## Given material
>> Begin

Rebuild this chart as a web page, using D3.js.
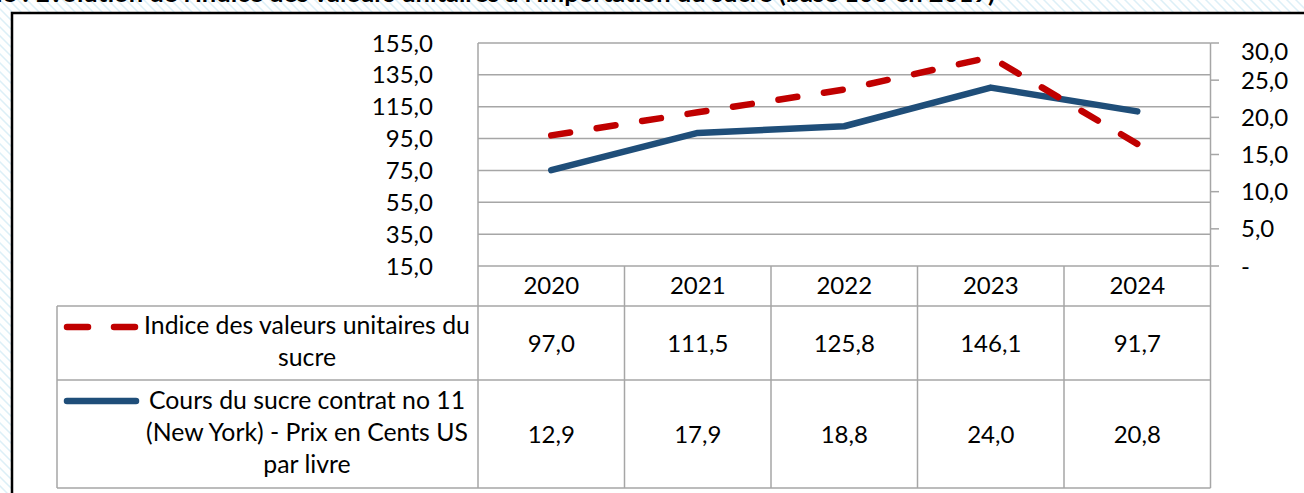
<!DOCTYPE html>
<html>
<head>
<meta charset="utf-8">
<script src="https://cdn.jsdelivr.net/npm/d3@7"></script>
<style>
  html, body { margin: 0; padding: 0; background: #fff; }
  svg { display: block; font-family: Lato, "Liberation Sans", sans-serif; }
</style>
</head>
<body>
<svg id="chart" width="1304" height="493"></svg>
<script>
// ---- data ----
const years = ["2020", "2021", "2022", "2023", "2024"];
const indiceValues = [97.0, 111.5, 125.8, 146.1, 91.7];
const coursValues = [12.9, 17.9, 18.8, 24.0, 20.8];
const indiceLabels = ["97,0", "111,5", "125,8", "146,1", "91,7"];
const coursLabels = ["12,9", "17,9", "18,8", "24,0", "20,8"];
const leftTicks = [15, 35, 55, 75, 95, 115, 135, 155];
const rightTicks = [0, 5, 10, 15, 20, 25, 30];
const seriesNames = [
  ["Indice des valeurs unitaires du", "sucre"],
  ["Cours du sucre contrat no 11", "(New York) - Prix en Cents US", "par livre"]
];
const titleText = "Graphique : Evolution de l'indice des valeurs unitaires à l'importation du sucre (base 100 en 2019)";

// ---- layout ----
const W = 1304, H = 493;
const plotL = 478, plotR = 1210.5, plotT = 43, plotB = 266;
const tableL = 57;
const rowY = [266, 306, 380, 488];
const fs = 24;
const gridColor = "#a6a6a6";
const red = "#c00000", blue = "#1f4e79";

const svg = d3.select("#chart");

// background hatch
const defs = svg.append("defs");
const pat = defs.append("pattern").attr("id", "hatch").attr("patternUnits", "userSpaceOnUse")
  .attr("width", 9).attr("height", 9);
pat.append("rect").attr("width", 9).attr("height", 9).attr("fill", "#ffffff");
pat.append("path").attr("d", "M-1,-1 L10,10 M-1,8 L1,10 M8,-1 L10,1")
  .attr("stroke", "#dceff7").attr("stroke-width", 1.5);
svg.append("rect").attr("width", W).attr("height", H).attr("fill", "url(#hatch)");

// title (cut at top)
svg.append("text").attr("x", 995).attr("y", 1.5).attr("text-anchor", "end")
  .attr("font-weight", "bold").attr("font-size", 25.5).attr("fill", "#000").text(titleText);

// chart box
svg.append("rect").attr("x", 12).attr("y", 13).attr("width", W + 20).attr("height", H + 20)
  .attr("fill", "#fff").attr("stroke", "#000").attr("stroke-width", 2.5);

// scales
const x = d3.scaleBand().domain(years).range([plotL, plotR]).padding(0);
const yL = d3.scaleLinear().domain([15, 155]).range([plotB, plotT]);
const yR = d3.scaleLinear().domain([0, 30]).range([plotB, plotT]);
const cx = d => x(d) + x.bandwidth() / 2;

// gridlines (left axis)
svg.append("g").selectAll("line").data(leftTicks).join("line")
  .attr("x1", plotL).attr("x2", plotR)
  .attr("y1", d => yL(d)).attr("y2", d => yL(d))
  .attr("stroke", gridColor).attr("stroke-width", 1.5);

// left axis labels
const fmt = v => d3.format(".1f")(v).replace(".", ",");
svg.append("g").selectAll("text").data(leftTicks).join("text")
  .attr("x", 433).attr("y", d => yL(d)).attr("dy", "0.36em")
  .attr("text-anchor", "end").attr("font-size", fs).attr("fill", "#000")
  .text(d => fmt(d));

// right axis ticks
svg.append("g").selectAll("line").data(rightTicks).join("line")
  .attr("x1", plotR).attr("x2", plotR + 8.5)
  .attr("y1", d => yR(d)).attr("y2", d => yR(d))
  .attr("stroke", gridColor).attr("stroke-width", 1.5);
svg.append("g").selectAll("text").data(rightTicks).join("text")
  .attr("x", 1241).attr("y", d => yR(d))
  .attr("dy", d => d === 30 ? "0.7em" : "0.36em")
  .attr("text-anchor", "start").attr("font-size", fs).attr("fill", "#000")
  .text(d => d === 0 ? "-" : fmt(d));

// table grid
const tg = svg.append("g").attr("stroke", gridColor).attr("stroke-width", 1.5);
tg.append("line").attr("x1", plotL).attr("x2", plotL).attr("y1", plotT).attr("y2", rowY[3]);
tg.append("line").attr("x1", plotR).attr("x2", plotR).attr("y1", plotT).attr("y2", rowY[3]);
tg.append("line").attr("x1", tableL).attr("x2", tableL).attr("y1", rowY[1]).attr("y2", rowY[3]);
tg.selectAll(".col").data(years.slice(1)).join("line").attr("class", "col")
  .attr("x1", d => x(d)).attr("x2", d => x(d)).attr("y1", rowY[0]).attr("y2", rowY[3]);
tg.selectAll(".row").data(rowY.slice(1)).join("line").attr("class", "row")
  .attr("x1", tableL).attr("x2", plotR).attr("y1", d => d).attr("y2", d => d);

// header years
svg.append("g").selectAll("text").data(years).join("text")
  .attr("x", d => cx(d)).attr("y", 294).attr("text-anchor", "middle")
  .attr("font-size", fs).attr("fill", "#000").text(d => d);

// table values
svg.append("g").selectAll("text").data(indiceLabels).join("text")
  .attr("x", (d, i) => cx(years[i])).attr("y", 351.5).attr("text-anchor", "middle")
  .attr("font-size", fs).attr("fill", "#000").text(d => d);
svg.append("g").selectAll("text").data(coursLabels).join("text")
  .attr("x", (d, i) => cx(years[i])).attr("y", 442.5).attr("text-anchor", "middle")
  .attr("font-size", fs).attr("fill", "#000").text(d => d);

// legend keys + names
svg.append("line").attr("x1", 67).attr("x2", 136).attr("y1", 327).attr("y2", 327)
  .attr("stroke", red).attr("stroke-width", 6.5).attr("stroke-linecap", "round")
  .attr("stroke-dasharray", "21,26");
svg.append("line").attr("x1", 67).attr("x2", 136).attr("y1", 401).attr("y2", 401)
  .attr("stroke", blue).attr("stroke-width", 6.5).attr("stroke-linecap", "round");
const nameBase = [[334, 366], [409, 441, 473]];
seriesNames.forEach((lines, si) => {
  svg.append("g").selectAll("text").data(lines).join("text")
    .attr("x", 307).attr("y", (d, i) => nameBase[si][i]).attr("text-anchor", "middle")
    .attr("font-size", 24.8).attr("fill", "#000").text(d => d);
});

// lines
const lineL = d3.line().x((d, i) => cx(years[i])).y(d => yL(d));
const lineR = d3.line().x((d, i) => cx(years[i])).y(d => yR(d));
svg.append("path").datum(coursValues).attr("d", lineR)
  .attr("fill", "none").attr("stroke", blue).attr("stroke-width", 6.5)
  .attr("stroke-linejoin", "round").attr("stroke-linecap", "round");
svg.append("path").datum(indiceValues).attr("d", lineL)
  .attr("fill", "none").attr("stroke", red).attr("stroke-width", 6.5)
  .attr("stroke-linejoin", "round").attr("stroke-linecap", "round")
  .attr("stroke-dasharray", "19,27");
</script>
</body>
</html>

>> End

## The exercise
Write down every line from the opening of the listing to the line with "Evolution de l'indice", both included, and nothing else; the pictures are omitted.

## Completed exercise
Rebuild this chart as a web page, using D3.js.
<!DOCTYPE html>
<html>
<head>
<meta charset="utf-8">
<script src="https://cdn.jsdelivr.net/npm/d3@7"></script>
<style>
  html, body { margin: 0; padding: 0; background: #fff; }
  svg { display: block; font-family: Lato, "Liberation Sans", sans-serif; }
</style>
</head>
<body>
<svg id="chart" width="1304" height="493"></svg>
<script>
// ---- data ----
const years = ["2020", "2021", "2022", "2023", "2024"];
const indiceValues = [97.0, 111.5, 125.8, 146.1, 91.7];
const coursValues = [12.9, 17.9, 18.8, 24.0, 20.8];
const indiceLabels = ["97,0", "111,5", "125,8", "146,1", "91,7"];
const coursLabels = ["12,9", "17,9", "18,8", "24,0", "20,8"];
const leftTicks = [15, 35, 55, 75, 95, 115, 135, 155];
const rightTicks = [0, 5, 10, 15, 20, 25, 30];
const seriesNames = [
  ["Indice des valeurs unitaires du", "sucre"],
  ["Cours du sucre contrat no 11", "(New York) - Prix en Cents US", "par livre"]
];
const titleText = "Graphique : Evolution de l'indice des valeurs unitaires à l'importation du sucre (base 100 en 2019)";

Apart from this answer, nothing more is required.